2025年08月21日
宅地建物取引業者(以下「宅建業者」と言います)の直接取引によらず媒介契約を義務付けられる場合について!!!
Q 宅建業者が所有者から不動産を1500万円で買い取った直後にこれを2100万円で転売した場合、所有者は宅建業者に不法行為に基づく損害賠償請求ができるか。
A
1 媒介契約によらずに売買契約によるべき合理的根拠を欠く場合は肯定(福岡高裁判決平成24年3月13日 ウエストロー文献2012WLJPCA03136002)
但し、損害額は媒介手数料を引いた金額 とした。
2 理由
(1) 宅建業者の義務
前記裁判例は「宅建業法46条が宅建業者による代理又は媒介における報酬について規制しているところ,これは一般大衆を保護する趣旨をも含んでおり,これを超える契約部分は無効であること(最高裁昭和44年(オ)第364号同45年2月26日第一小法廷判決・民集24巻2号104頁参照)及び被控訴人らは宅建業法31条1項により信義誠実義務を負うこと(なお,その趣旨及び目的に鑑み,同項の「取引の関係者」には,宅建業者との契約当事者のみならず,本件のように将来宅建業者との契約締結を予定する者も含まれると解するのが相当である。)からすれば,宅建業者が,その顧客と媒介契約によらずに売買契約により不動産取引を行うためには,当該売買契約についての宅建業者とその顧客との合意のみならず,媒介契約によらずに売買契約によるべき合理的根拠を具備する必要があり,これを具備しない場合には,宅建業者は,売買契約による取引ではなく,媒介契約による取引に止めるべき義務があるものと解するのが相当である。

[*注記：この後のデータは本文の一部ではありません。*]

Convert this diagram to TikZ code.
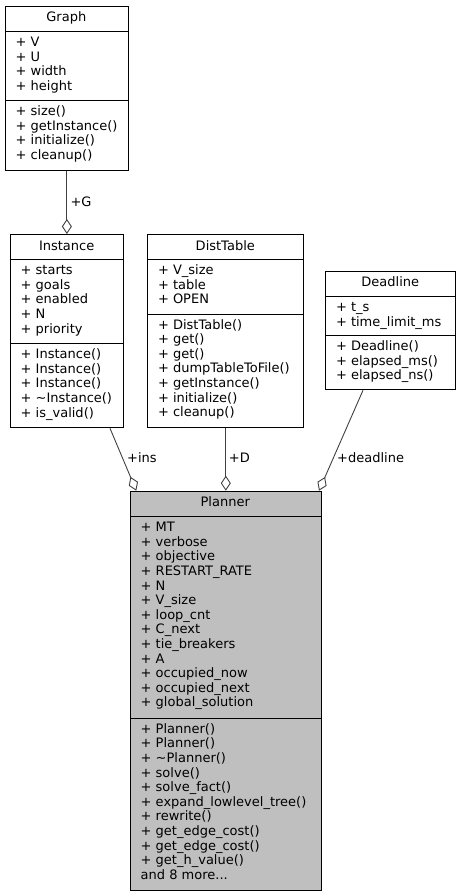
\documentclass[tikz,border=0pt]{standalone}
\usepackage{fontspec}
\setmainfont{DejaVu Sans}
\usetikzlibrary{arrows.meta,calc}
\definecolor{edgecol}{HTML}{404040}
\definecolor{focalfill}{HTML}{BFBFBF}
\newcommand\plannermoretext{and 8 more...}
\begin{document}
\begin{tikzpicture}[x=1pt,y=-1pt,
  classbox/.style={draw=black, line width=1pt, inner sep=0pt, anchor=north west},
  divline/.style={draw=black, line width=1pt},
  lbl/.style={font=\fontsize{13}{14.6}\selectfont, inner sep=0pt, anchor=base west},
  ttl/.style={font=\fontsize{13}{14.6}\selectfont, inner sep=0pt, anchor=base},
  agg/.style={draw=edgecol, line width=0.9pt, -{Diamond[open,length=15pt,width=10pt]}}]
\useasboundingbox (0,0) rectangle (463,896);

% Graph
\node[classbox, minimum width=122.7pt, minimum height=164.3pt] (graph) at (5,5.7) {};
\draw[divline] (5,31.7) -- (127.7,31.7);
\draw[divline] (5,100.7) -- (127.7,100.7);
\node[ttl] (graph-t) at (66.35,21.7) {Graph};
\foreach \s [count=\i] in {+ V,+ U,+ width,+ height}
  \node[lbl] (graph-a\i) at (15.5,{46.7+(\i-1)*14.6}) {\s};
\foreach \s [count=\i] in {+ size(),+ getInstance(),+ initialize(),+ cleanup()}
  \node[lbl] (graph-m\i) at (15.5,{115.7+(\i-1)*14.6}) {\s};

% Instance
\node[classbox, minimum width=113.3pt, minimum height=193.3pt] (instance) at (10,234) {};
\draw[divline] (10,259.7) -- (123.3,259.7);
\draw[divline] (10,343.7) -- (123.3,343.7);
\node[ttl] (instance-t) at (66.65,250) {Instance};
\foreach \s [count=\i] in {+ starts,+ goals,+ enabled,+ N,+ priority}
  \node[lbl] (instance-a\i) at (20.5,{274.7+(\i-1)*14.6}) {\s};
\foreach \s [count=\i] in {+ Instance(),+ Instance(),+ Instance(),+ \textasciitilde Instance(),+ is\_valid()}
  \node[lbl] (instance-m\i) at (20.5,{358.7+(\i-1)*14.6}) {\s};

% DistTable
\node[classbox, minimum width=156pt, minimum height=193pt] (dist) at (147.3,234) {};
\draw[divline] (147.3,259.7) -- (303.3,259.7);
\draw[divline] (147.3,314) -- (303.3,314);
\node[ttl] (dist-t) at (225.3,250) {DistTable};
\foreach \s [count=\i] in {+ V\_size,+ table,+ OPEN}
  \node[lbl] (dist-a\i) at (157.8,{274.7+(\i-1)*14.6}) {\s};
\foreach \s [count=\i] in {+ DistTable(),+ get(),+ get(),+ dumpTableToFile(),+ getInstance(),+ initialize(),+ cleanup()}
  \node[lbl] (dist-m\i) at (157.8,{329+(\i-1)*14.6}) {\s};

% Deadline
\node[classbox, minimum width=130pt, minimum height=118.6pt] (deadline) at (325.3,270.7) {};
\draw[divline] (325.3,296.7) -- (455.3,296.7);
\draw[divline] (325.3,335.7) -- (455.3,335.7);
\node[ttl] (deadline-t) at (390.3,286.7) {Deadline};
\foreach \s [count=\i] in {+ t\_s,+ time\_limit\_ms}
  \node[lbl] (deadline-a\i) at (335.8,{311.7+(\i-1)*14.6}) {\s};
\foreach \s [count=\i] in {+ Deadline(),+ elapsed\_ms(),+ elapsed\_ns()}
  \node[lbl] (deadline-m\i) at (335.8,{350.7+(\i-1)*14.6}) {\s};

% Planner
\node[classbox, fill=focalfill, minimum width=190.5pt, minimum height=399.3pt] (planner) at (130,490.7) {};
\draw[divline] (130,516.7) -- (320.5,516.7);
\draw[divline] (130,718.3) -- (320.5,718.3);
\node[ttl] (planner-t) at (225.25,506.7) {Planner};
\foreach \s [count=\i] in {+ MT,+ verbose,+ objective,+ RESTART\_RATE,+ N,+ V\_size,+ loop\_cnt,+ C\_next,+ tie\_breakers,+ A,+ occupied\_now,+ occupied\_next,+ global\_solution}
  \node[lbl] (planner-a\i) at (140.5,{531.7+(\i-1)*14.6}) {\s};
\foreach \s [count=\i] in {+ Planner(),+ Planner(),+ \textasciitilde Planner(),+ solve(),+ solve\_fact(),+ expand\_lowlevel\_tree(),+ rewrite(),+ get\_edge\_cost(),+ get\_edge\_cost(),+ get\_h\_value(),\plannermoretext}
  \node[lbl] (planner-m\i) at (140.5,{733.3+(\i-1)*14.6}) {\s};

% Connectors
\draw[agg] (graph.south) -- (graph.south |- instance.north);
\draw[agg] ([xshift=100pt]instance.south west) -- ([xshift=6.3pt]planner.north west);
\draw[agg] (dist.south) -- (dist.south |- planner.north);
\draw[agg] ([xshift=37.7pt]deadline.south west) -- ([xshift=-2.5pt]planner.north east);

% Connector labels
\node[lbl] (lab-g) at (70.4,206.5) {+G};
\node[lbl] (lab-ins) at (127,462.3) {+ins};
\node[lbl] (lab-d) at (228.7,462.3) {+D};
\node[lbl] (lab-deadline) at (337,462.3) {+deadline};
\end{tikzpicture}
\end{document}
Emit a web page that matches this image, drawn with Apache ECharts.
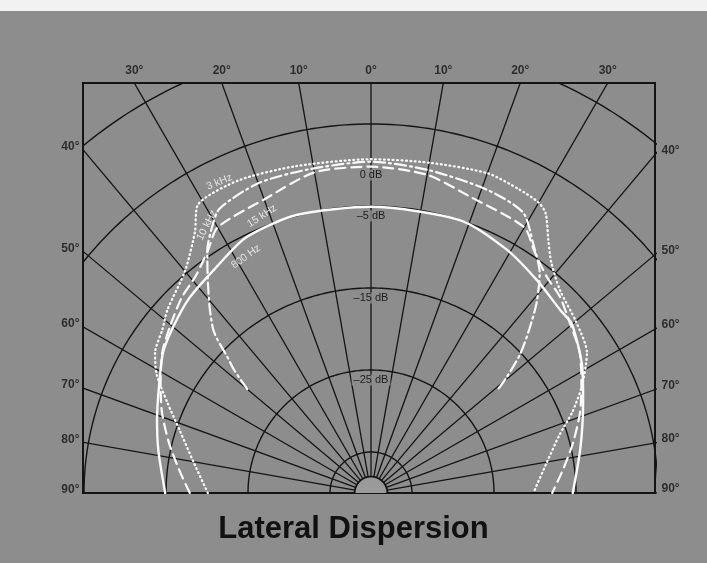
<!DOCTYPE html>
<html><head><meta charset="utf-8">
<script src="https://cdn.jsdelivr.net/npm/echarts@6/dist/echarts.min.js"></script>
<style>html,body{margin:0;padding:0;background:#fff}#c{width:707px;height:563px}</style>
</head><body><div id="c"></div>
<script>
// ---- data (angles in degrees from the axis, negative = left; levels in dB) ----
const refRadius = 40;                       // radius of 0 dB on the chart's radial scale (dB + 40)
const ringLevels = [-35, -25, -15, -5, 5, 15];
const hubLevel = -38;
const spokeAngles = [-90,-80,-70,-60,-50,-40,-30,-20,-10,0,10,20,30,40,50,60,70,80,90];
const topTickAngles = [-30,-20,-10,0,10,20,30];
const sideTickAngles = [40,50,60,70,80,90];
const dbLabelLevels = [0, -5, -15, -25];
const dbLabelTexts = ['0 dB', '\u20135 dB', '\u201315 dB', '\u201325 dB'];

const angles3kHz = [-90,-80,-72,-66,-61,-57,-52,-48,-40,-34,-31,-23,-13,0,10,20,26,30,32,35,38,43,50,57,63,68,73,80,90];
const levels3kHz = [-20.1,-18.0,-15.5,-12.8,-10.1,-8.6,-7.7,-6.6,-4.7,-1.6,1.0,1.4,0.9,0.7,0.9,1.5,1.2,0.9,0.2,-2.3,-4.3,-6.2,-7.4,-8.6,-11.1,-13.5,-16.0,-18.2,-20.2];

const angles10kHz = [-50,-48,-46.5,-45,-44,-41,-37,-34,-31,-28,-20,-11,0,10,21,28.5,33,37.5,41,44,47,49.5,51];
const levels10kHz = [-20.3,-17.5,-15.8,-13.5,-12.3,-10.0,-6.9,-4.3,-2.3,-0.7,0.2,0.2,0.4,0.0,-0.4,-1.1,-3.7,-6.2,-9.2,-12.2,-15.1,-18.2,-20.3];

const angles15kHz = [-90,-83,-76,-69,-63,-56,-50,-44,-39,-34,-30,-20,-10,0,10,18.5,30,34,39,44,49.5,56,63,69,76,83,90];
const levels15kHz = [-17.9,-16.4,-14.6,-12.7,-11.2,-9.3,-8.1,-6.8,-6.0,-4.4,-2.6,-1.9,-0.3,-0.2,-0.6,-1.9,-2.6,-4.4,-6.0,-6.8,-8.1,-9.3,-11.2,-12.7,-14.6,-16.4,-17.9];

const angles800Hz = [-90,-79,-71,-63,-56,-50,-43,-35,-26,-15,0,18,29,38,46,50,60,67,78,90];
const levels800Hz = [-14.9,-13.6,-12.4,-11.0,-9.4,-8.5,-7.5,-6.7,-5.3,-4.9,-5.1,-5.0,-6.0,-7.1,-7.9,-8.0,-10.2,-11.9,-13.9,-15.4];

const curveNames = ['3 kHz', '10 kHz', '15 kHz', '800 Hz'];
// where each curve's name is written (angle, level) and its tilt
const curveLabelAngles = [-26, -31.5, -21.5, -27.9];
const curveLabelLevels = [2.2, -1.7, -3.7, -7.4];
const curveLabelTilt = [22, 63, 33, 36];

const titleText = 'Lateral Dispersion';

// ---- layout ----
const frame = {left: 83, top: 83, width: 572, height: 410};
const pxPerDb = 8.2;
const centerFromLeft = 288;
const xMin = -centerFromLeft / pxPerDb;
const xMax = (frame.width - centerFromLeft) / pxPerDb;
const yMax = frame.height / pxPerDb;

const gray = '#8d8d8d';
const ink = '#141414';
const white = '#fafafa';

function pt(angleDeg, level) {
  const r = level + refRadius;
  const a = angleDeg * Math.PI / 180;
  return [r * Math.sin(a), r * Math.cos(a)];
}
function arc(level) {
  const d = [];
  for (let a = -90; a <= 90; a += 1) d.push(pt(a, level));
  return d;
}

const series = [];
ringLevels.forEach(l => series.push({type:'line', data: arc(l), symbol:'none', silent:true, clip:true,
  lineStyle:{color: ink, width: 1.4}, z: 1}));
series.push({type:'line', data: arc(hubLevel), symbol:'none', silent:true, clip:true,
  lineStyle:{color: ink, width: 1.8}, areaStyle:{color:'#9a9a9a', opacity:1}, z: 2});
spokeAngles.forEach(a => series.push({type:'line', data:[pt(a, hubLevel), pt(a, 60)], symbol:'none', silent:true, clip:true,
  lineStyle:{color: ink, width: 1.3}, z: 1}));

function curve(angles, levels, dash, width) {
  return {type:'line', data: angles.map((a, i) => pt(a, levels[i])), symbol:'none', smooth: 0.25, clip:true, silent:true,
    lineStyle:{color: white, width: width, type: dash, cap:'round'}, z: 3};
}
series.push(curve(angles3kHz, levels3kHz, [0.8, 3.6], 2.3));
series.push(curve(angles10kHz, levels10kHz, [11, 4, 2, 4], 2.2));
series.push(curve(angles15kHz, levels15kHz, [10, 6], 2.2));
series.push(curve(angles800Hz, levels800Hz, 'solid', 2.4));

const labelFont = {fontFamily: 'Liberation Sans, Arial, sans-serif', fontWeight: 'bold', fontSize: 12, color: ink};
const tickData = [];
topTickAngles.forEach(a => {
  tickData.push({value:[yMax * Math.tan(a * Math.PI / 180), yMax], label: Object.assign({show:true, position:'top', distance:6,
    formatter: Math.abs(a) + '\u00b0'}, labelFont)});
});
sideTickAngles.forEach(a => {
  const t = Math.tan(a * Math.PI / 180);
  tickData.push({value:[xMin, -xMin / t], label: Object.assign({show:true, position:'left', distance:3, offset:[0,-3],
    formatter: a + '\u00b0'}, labelFont)});
  tickData.push({value:[xMax, xMax / t], label: Object.assign({show:true, position:'right', distance:6, offset:[0,-4],
    formatter: a + '\u00b0'}, labelFont)});
});
series.push({type:'scatter', data: tickData, symbolSize: 1, itemStyle:{color:'rgba(0,0,0,0)'}, clip:false, silent:true, z: 5});

series.push({type:'scatter', clip:false, silent:true, z: 6, symbolSize: 1, itemStyle:{color:'rgba(0,0,0,0)'},
  data: dbLabelLevels.map((l, i) => ({value: pt(0, l), label: {show:true, position:'inside', offset:[0, 10], formatter: dbLabelTexts[i],
    fontFamily:'Liberation Sans, Arial, sans-serif', fontSize: 11, color: '#000', backgroundColor: gray, padding:[0,2]}}))});

series.push({type:'scatter', clip:false, silent:true, z: 6, symbolSize: 1, itemStyle:{color:'rgba(0,0,0,0)'},
  data: curveNames.map((n, i) => ({value: pt(curveLabelAngles[i], curveLabelLevels[i]), label: {show:true, position:'inside',
    rotate: curveLabelTilt[i], formatter: n, fontFamily:'Liberation Sans, Arial, sans-serif', fontSize: 10.5, color: white}}))});

const chart = echarts.init(document.getElementById('c'), null, {renderer:'canvas'});
chart.setOption({
  animation: false,
  backgroundColor: gray,
  graphic: [{type:'rect', shape:{x:0, y:0, width:707, height:11}, style:{fill:'#f2f2f2'}, z:-1, silent:true}],
  title: {text: titleText, left: 'center', top: 509,
    textStyle: {fontFamily:'Liberation Sans, Arial, sans-serif', fontWeight:'bold', fontSize: 31, color: '#111'}},
  grid: {left: frame.left, top: frame.top, width: frame.width, height: frame.height, show: true,
    borderColor: ink, borderWidth: 2, backgroundColor: 'transparent'},
  xAxis: {type:'value', min: xMin, max: xMax, show: false},
  yAxis: {type:'value', min: 0, max: yMax, show: false},
  tooltip: {show:false},
  series: series
});
</script></body></html>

」として、「媒介契約によらずに売買契約によるべき合理的根拠を具備」しない場合は、媒介契約による取引にとどめるべき義務を負うとした。
(2) 合理的根拠の判断要素
前記裁判例は、合理的根拠の判断要素として、①本件取引前の本件物件の概況等②本件取引に至る経緯③本件取引における瑕疵担保責任等④直接取引と転売との時期の近接性⑤確実性⑥安心感等を総合的に考慮して、所有者が宅建業者と直接取引する利点の有無により判断している。
3 参考
単身の親が不動産を処分したケースで、
宅建業者との間で直接取引をし損失を受けた
場合に救済の参考になる裁判例である。